La loi Falcidie ordonnait, chez les Romains, que l’héritier eût toujours la quatrième partie de l’hérédité : une autre loi permit au testateur de défendre à l’héritier de retenir cette quatrième partie : c’est se jouer des lois. La loi Falcidie devenait inutile : car, si le testateur voulait favoriser son héritier, celui-ci n’avait pas besoin de la loi Falcidie ; et s’il ne voulait pas le favoriser, il lui défendait de se servir de la loi Falcidie.

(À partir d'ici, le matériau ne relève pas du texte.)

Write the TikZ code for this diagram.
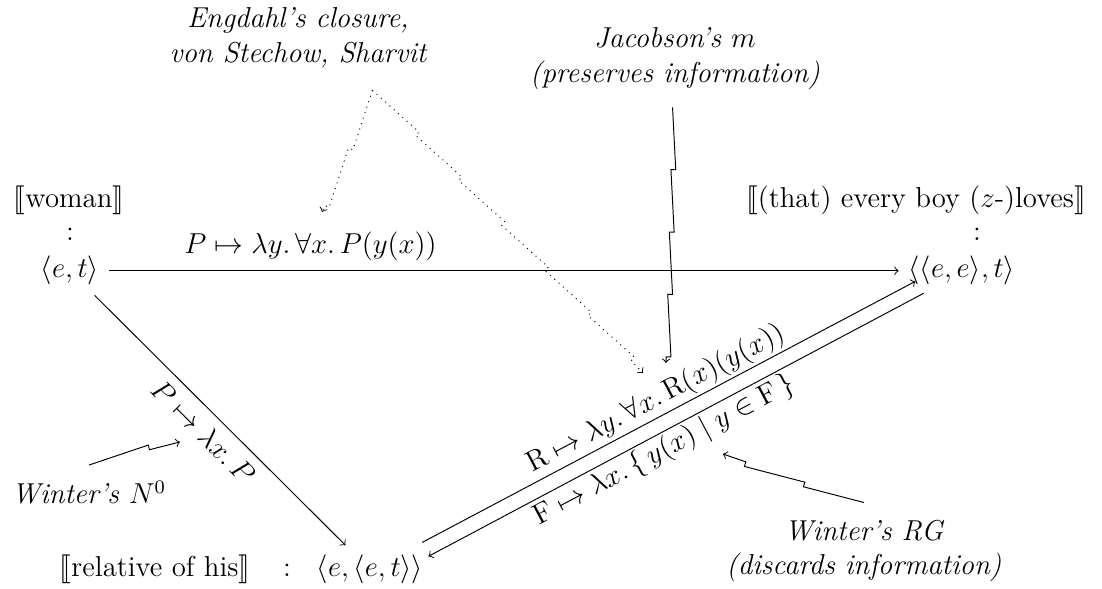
\documentclass[tikz,border=0pt,12pt]{standalone}
\usepackage{amsmath,amssymb}
\usepackage{stmaryrd}
\usetikzlibrary{decorations.pathmorphing}

\tikzset{
  type/.style={anchor=base},
  note/.style={font=\itshape, align=center},
  hint/.style={->, decorate, decoration={saw, segment length=26pt, amplitude=2pt}},
}

\begin{document}
\begin{tikzpicture}
    \useasboundingbox (0,0) rectangle (16.14,8.626);
    \node[type] (woman) at (1.010,5.594) {$\llbracket$woman$\rrbracket$};
    \node[type] (col1) at (1.025,5.111) {:};
    \node[type] (et) at (1.025,4.555) {$\langle e, t\rangle$};
    \node[type] (loves) at (13.415,5.594) {$\llbracket$(that) every boy ($z$-)loves$\rrbracket$};
    \node[type] (col2) at (14.308,5.111) {:};
    \node[type] (eet) at (14.088,4.555) {$\langle\langle e, e\rangle, t\rangle$};
    \node[type] (rel) at (2.270,0.176) {$\llbracket$relative of his$\rrbracket$};
    \node[type] (col3) at (4.203,0.176) {:};
    \node[type] (ret) at (5.419,0.176) {$\langle e, \langle e, t\rangle\rangle$};

    \draw[->] (et) -- node[pos=0.255, above] (plab) {$P \mapsto \lambda y.\,\forall x.\,P(y(x))$} (eet);
    \draw[->] (et) -- node[pos=0.49, below, sloped] (nlab) {$P \mapsto \lambda x.\,P$} (ret);
    \draw[->] ([xshift=-4.6pt,yshift=1.2pt]ret.north east) -- node[pos=0.49, above, sloped, inner sep=1pt] (rlab) {$\mathrm{R} \mapsto \lambda y.\,\forall x.\,\mathrm{R}(x)(y(x))$} ([xshift=7pt,yshift=5.8pt]eet.south west);
    \draw[<-] ([xshift=-2pt,yshift=-4.6pt]ret.north east) -- node[pos=0.46, below, sloped, inner sep=1pt] (flab) {$\mathrm{F} \mapsto \lambda x.\,\{\,y(x) \mid y \in \mathrm{F}\,\}$} ([xshift=10.4pt,yshift=0.8pt]eet.south west);

    \node[note] (engd) at (4.364,8.069) {Engdahl's closure,\\von Stechow, Sharvit};
    \node[note] (jac) at (9.885,7.762) {Jacobson's $m$\\(preserves information)};
    \node[note, anchor=base] (wn) at (1.303,1.245) {Winter's $N^0$};
    \node[note] (wrg) at (12.653,0.557) {Winter's RG\\(discards information)};

    \coordinate (toP) at (4.716,5.521);
    \coordinate (toR) at (9.417,3.163);
    \coordinate (toRm) at (9.754,3.310);
    \coordinate (toN) at (2.636,2.153);
    \coordinate (toF) at (10.588,1.977);

    \draw[hint, dotted] ([xshift=31pt,yshift=-5pt]engd.south) -- (toP);
    \draw[hint, dotted] ([xshift=31pt,yshift=-5pt]engd.south) -- (toR);
    \draw[hint] ([xshift=-1pt,yshift=-3pt]jac.south) -- (toRm);
    \draw[hint] ([yshift=2.5pt]wn.north) -- (toN);
    \draw[hint] ([yshift=3pt]wrg.north) -- (toF);
  \end{tikzpicture}
\end{document}
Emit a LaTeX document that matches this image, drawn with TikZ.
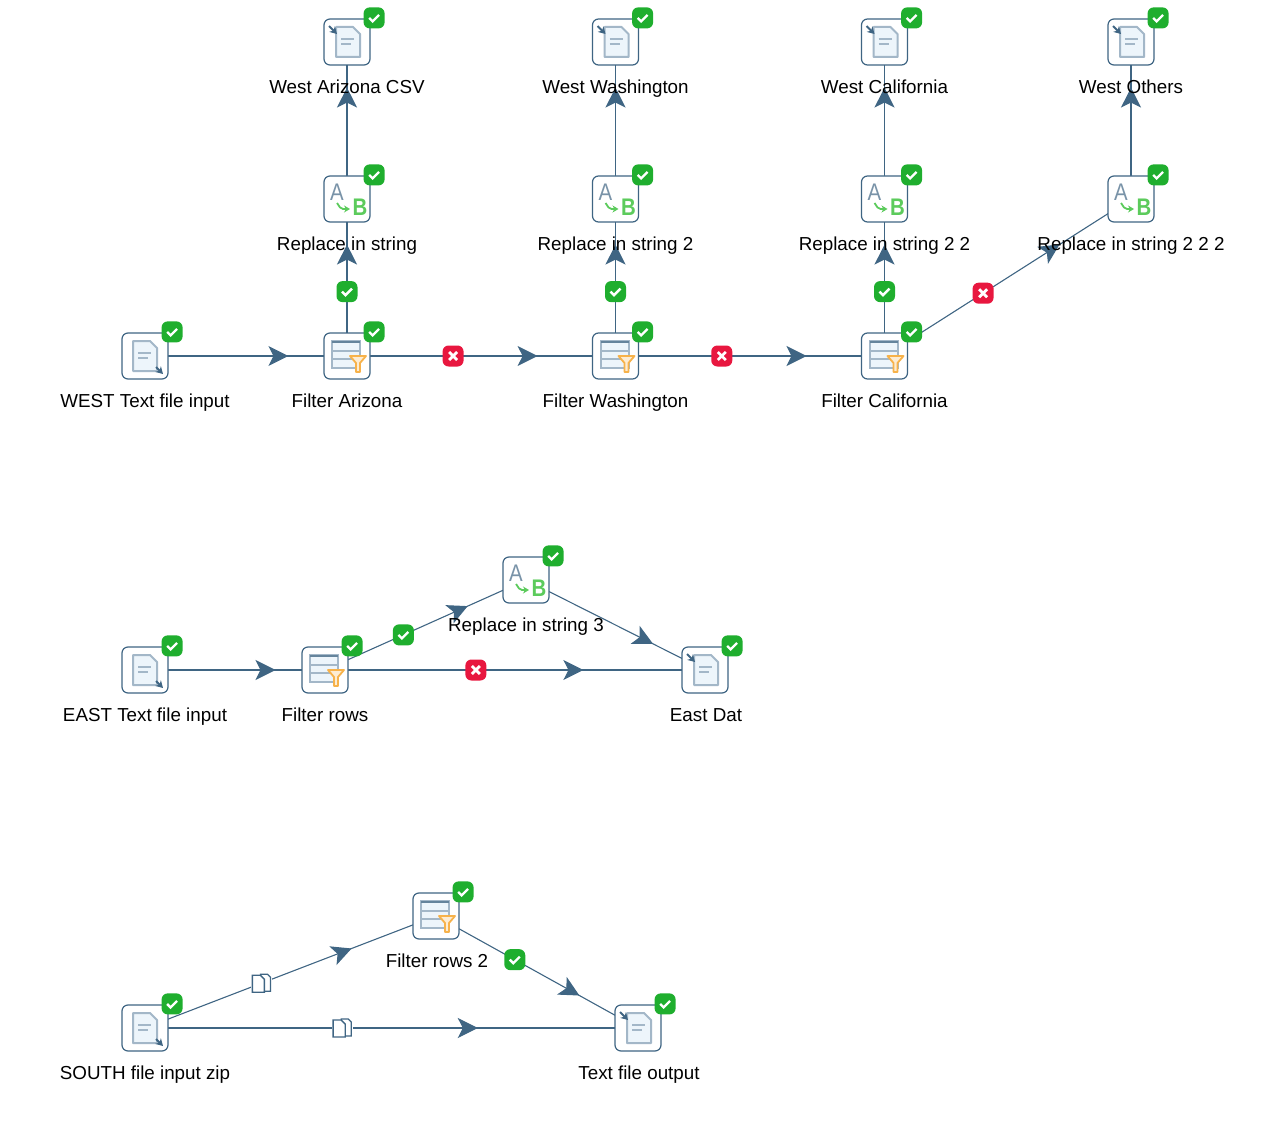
\documentclass[tikz,border=0pt]{standalone}
\usepackage{fontspec}
\setmainfont{Liberation Sans}
\usetikzlibrary{positioning,arrows.meta,decorations.markings,backgrounds}
\definecolor{hopblue}{HTML}{3F6583}
\definecolor{okgreen}{HTML}{1FAE2E}
\definecolor{badred}{HTML}{E8173F}
\definecolor{pagefill}{HTML}{EDF5FB}
\definecolor{pageline}{HTML}{A3B7C8}
\definecolor{funnel}{HTML}{F7B24A}
\definecolor{abgreen}{HTML}{5CCB5C}
\tikzset{
stepbox/.style = {draw=hopblue, fill=white, line width=1.2pt, rectangle, rounded corners=6pt, minimum size=46pt, inner sep=0pt},
caption/.style = {font=\fontsize{18.8}{20}\selectfont, text=black, inner sep=0pt, text height=13pt, text depth=4pt, node distance=47pt},
hop/.style = {draw=hopblue, line width=1.1pt, postaction={decorate},
  decoration={markings, mark=at position #1 with {\arrow[hopblue]{Stealth[length=20pt,width=20pt,inset=5pt]}}}},
hop/.default = 0.71,
okhop/.style = {fill=okgreen, rectangle, rounded corners=6pt, minimum size=21pt, inner sep=0pt,
  path picture={\draw[white,line width=2.4pt,sharp corners] (path picture bounding box.center)+(-5,0)--+(-1.5,-3.5)--+(5,3);}},
okbadge/.style = {okhop, xshift=3.5pt, yshift=0.5pt},
badhop/.style = {fill=badred, rectangle, rounded corners=6pt, minimum size=21pt, inner sep=0pt,
  path picture={\draw[white,line width=2.8pt,sharp corners] (path picture bounding box.center)+(-4,-4)--+(4,4) (path picture bounding box.center)+(-4,4)--+(4,-4);}},
copyhop/.style = {fill=white, rectangle, minimum size=21pt, inner sep=0pt,
  path picture={\draw[hopblue,line width=1.2pt,fill=white] (path picture bounding box.center)+(-1,9)--+(6,9)--+(9,6)--+(9,-8)--+(-1,-8)--cycle;
    \draw[hopblue,line width=1.4pt,fill=white] (path picture bounding box.center)+(-9,8)--+(-1,8)--+(3,4)--+(3,-9)--+(-9,-9)--cycle;}},
docpage/.pic = {
  \draw[pageline, fill=pagefill, line width=2pt, line join=round] (-12,15)--(5,15)--(12,8)--(12,-15)--(-12,-15)--cycle;
  \draw[pageline, line width=1.3pt] (-7,3)--(6,3) (-7,-2)--(3,-2);
},
docin/.pic = {
  \pic {docpage};
  \draw[-{Stealth[length=7pt,width=8pt]}, hopblue, line width=1.8pt] (11,-11)--(18,-18);
},
docout/.pic = {
  \pic at (1,0) {docpage};
  \draw[-{Stealth[length=7pt,width=8pt]}, hopblue, line width=1.8pt] (-18,16)--(-10,8);
},
filtericon/.pic = {
  \draw[pageline, fill=pagefill, line width=2pt] (-15,15) rectangle (13,-12);
  \draw[hopblue!80, line width=2.4pt] (-15,14)--(13,14);
  \draw[pageline, line width=1.8pt] (-15,5)--(13,5) (-15,-3)--(13,-3);
  \draw[funnel, fill=funnel!25, line width=1.8pt, line join=round] (3,0)--(19,0)--(13,-7)--(13,-16)--(9,-16)--(9,-7)--cycle;
},
replaceicon/.pic = {
  \node[text=hopblue!70, font=\fontsize{24}{24}\selectfont, inner sep=0pt, xscale=0.85] (-a) at (-10,7) {A};
  \node[text=abgreen, font=\fontsize{24}{24}\bfseries\selectfont, inner sep=0pt, xscale=0.85] (-b) at (13,-8) {B};
  \draw[-{Stealth[length=6pt,width=7pt]}, abgreen, line width=1.8pt, rounded corners=2pt] (-10,-4)--(-6,-10)--(3,-10);
}
}
\begin{document}
\begin{tikzpicture}[x=1pt,y=1pt]
\useasboundingbox (0,0) rectangle (1262,-1134);
% west
\node[stepbox] (wfile) at (145,-356) {};
\node[stepbox, right of=wfile, node distance=202pt] (farizona) {};
\node[stepbox, right of=farizona, node distance=268.5pt] (fwash) {};
\node[stepbox, right of=fwash, node distance=269pt] (fcalif) {};
\node[stepbox, above of=farizona, node distance=157pt] (rarizona) {};
\node[stepbox, above of=fwash, node distance=157pt] (rwash) {};
\node[stepbox, above of=fcalif, node distance=157pt] (rcalif) {};
\node[stepbox, right of=rcalif, node distance=246.5pt] (rothers) {};
\node[stepbox, above of=rarizona, node distance=157pt] (oarizona) {};
\node[stepbox, above of=rwash, node distance=157pt] (owash) {};
\node[stepbox, above of=rcalif, node distance=157pt] (ocalif) {};
\node[stepbox, above of=rothers, node distance=157pt] (oothers) {};
% east
\node[stepbox] (efile) at (145,-670) {};
\node[stepbox, right of=efile, node distance=180pt] (efilter) {};
\node[stepbox] (erepl) at (526,-580) {};
\node[stepbox, right of=efilter, node distance=380pt] (edat) {};
% south
\node[stepbox] (sfile) at (145,-1028) {};
\node[stepbox] (sfilter) at (436,-916) {};
\node[stepbox, right of=sfile, node distance=493pt] (soutput) {};

\begin{pgfonlayer}{background}
\draw[hop] (wfile.center) -- (farizona.center);
\draw[hop] (farizona.center) -- node[badhop,pos=0.395] (hopa) {} (fwash.center);
\draw[hop] (fwash.center) -- node[badhop,pos=0.395] (hopb) {} (fcalif.center);
\draw[hop] (fcalif.center) -- node[badhop,pos=0.4] (hopc) {} (rothers.center);
\draw[hop] (farizona.center) -- node[okhop,pos=0.41] (hopd) {} (rarizona.center);
\draw[hop] (fwash.center) -- node[okhop,pos=0.41] (hope) {} (rwash.center);
\draw[hop] (fcalif.center) -- node[okhop,pos=0.41] (hopf) {} (rcalif.center);
\draw[hop] (rarizona.center) -- (oarizona.center);
\draw[hop] (rwash.center) -- (owash.center);
\draw[hop] (rcalif.center) -- (ocalif.center);
\draw[hop] (rothers.center) -- (oothers.center);
\draw[hop=0.725] (efile.center) -- (efilter.center);
\draw[hop] (efilter.center) -- node[okhop,pos=0.39] (hopg) {} (erepl.center);
\draw[hop] (erepl.center) -- (edat.center);
\draw[hop=0.68] (efilter.center) -- node[badhop,pos=0.397] (hoph) {} (edat.center);
\draw[hop] (sfile.center) -- node[copyhop,pos=0.4] (hopi) {} (sfilter.center);
\draw[hop=0.675] (sfile.center) -- node[copyhop,pos=0.4] (hopj) {} (soutput.center);
\draw[hop] (sfilter.center) -- node[okhop,pos=0.39] (hopk) {} (soutput.center);
\end{pgfonlayer}

\pic at (wfile) {docin};
\pic at (sfile) {docin};
\pic at (efile) {docin};
\pic at (farizona) {filtericon};
\pic at (fwash) {filtericon};
\pic at (fcalif) {filtericon};
\pic at (efilter) {filtericon};
\pic at (sfilter) {filtericon};
\pic (ra) at (rarizona) {replaceicon};
\pic (rw) at (rwash) {replaceicon};
\pic (rc) at (rcalif) {replaceicon};
\pic (ro) at (rothers) {replaceicon};
\pic (re) at (erepl) {replaceicon};
\pic at (oarizona) {docout};
\pic at (owash) {docout};
\pic at (ocalif) {docout};
\pic at (oothers) {docout};
\pic at (edat) {docout};
\pic at (soutput) {docout};

\node[okbadge] (wfileok) at (wfile.north east) {};
\node[okbadge] (farizonaok) at (farizona.north east) {};
\node[okbadge] (fwashok) at (fwash.north east) {};
\node[okbadge] (fcalifok) at (fcalif.north east) {};
\node[okbadge] (rarizonaok) at (rarizona.north east) {};
\node[okbadge] (rwashok) at (rwash.north east) {};
\node[okbadge] (rcalifok) at (rcalif.north east) {};
\node[okbadge] (rothersok) at (rothers.north east) {};
\node[okbadge] (oarizonaok) at (oarizona.north east) {};
\node[okbadge] (owashok) at (owash.north east) {};
\node[okbadge] (ocalifok) at (ocalif.north east) {};
\node[okbadge] (oothersok) at (oothers.north east) {};
\node[okbadge] (efileok) at (efile.north east) {};
\node[okbadge] (efilterok) at (efilter.north east) {};
\node[okbadge] (ereplok) at (erepl.north east) {};
\node[okbadge] (edatok) at (edat.north east) {};
\node[okbadge] (sfileok) at (sfile.north east) {};
\node[okbadge] (sfilterok) at (sfilter.north east) {};
\node[okbadge] (soutputok) at (soutput.north east) {};

\node[caption, below of=wfile] (wfilel) {WEST Text file input};
\node[caption, below of=farizona] (farizonal) {Filter Arizona};
\node[caption, below of=fwash] (fwashl) {Filter Washington};
\node[caption, below of=fcalif] (fcalifl) {Filter California};
\node[caption, below of=rarizona] (rarizonal) {Replace in string};
\node[caption, below of=rwash] (rwashl) {Replace in string 2};
\node[caption, below of=rcalif] (rcalifl) {Replace in string 2 2};
\node[caption, below of=rothers] (rothersl) {Replace in string 2 2 2};
\node[caption, below of=oarizona] (oarizonal) {West Arizona CSV};
\node[caption, below of=owash] (owashl) {West Washington};
\node[caption, below of=ocalif] (ocalifl) {West California};
\node[caption, below of=oothers] (oothersl) {West Others};
\node[caption, below of=efile] (efilel) {EAST Text file input};
\node[caption, below of=efilter] (efilterl) {Filter rows};
\node[caption, below of=erepl] (erepll) {Replace in string 3};
\node[caption, below of=edat, xshift=1pt] (edatl) {East Dat};
\node[caption, below of=sfile] (sfilel) {SOUTH file input zip};
\node[caption, below of=sfilter, xshift=1pt] (sfilterl) {Filter rows 2};
\node[caption, below of=soutput, xshift=1pt] (soutputl) {Text file output};
\end{tikzpicture}
\end{document}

Il faut prendre garde que les lois soient conçues de manière qu’elles ne choquent point la nature des choses. Dans la proscription du prince d’Orange, Philippe Il promet à celui qui le tuera de donner à lui, ou à ses héritiers, vingt-cinq mille écus et la noblesse ; et cela en parole de roi, et comme serviteur de Dieu. La noblesse promise pour une telle action ! une telle action ordonnée en qualité de serviteur de Dieu ! Tout cela renverse également les idées de l’honneur, celles de la morale, et celles de la religion.

il est rare qu’il faille défendre une chose qui n’est pas mauvaise, sous prétexte de quelque perfection qu’on imagine.

Il faut dans les lois une certaine candeur. Faites pour punir la méchanceté des hommes, elles doivent avoir elles-mêmes la plus grande innocence. On peut voir dans la loi des Wisigoths cette requête ridicule, par laquelle on fit obliger les juifs à manger toutes les choses apprêtées avec du cochon, pourvu qu’ils ne mangeassent pas du cochon même. C’était une grande cruauté : on les soumettait à une loi contraire à la leur ; on ne leur laissait garder de la leur que ce qui pouvait être un signe pour les reconnaître.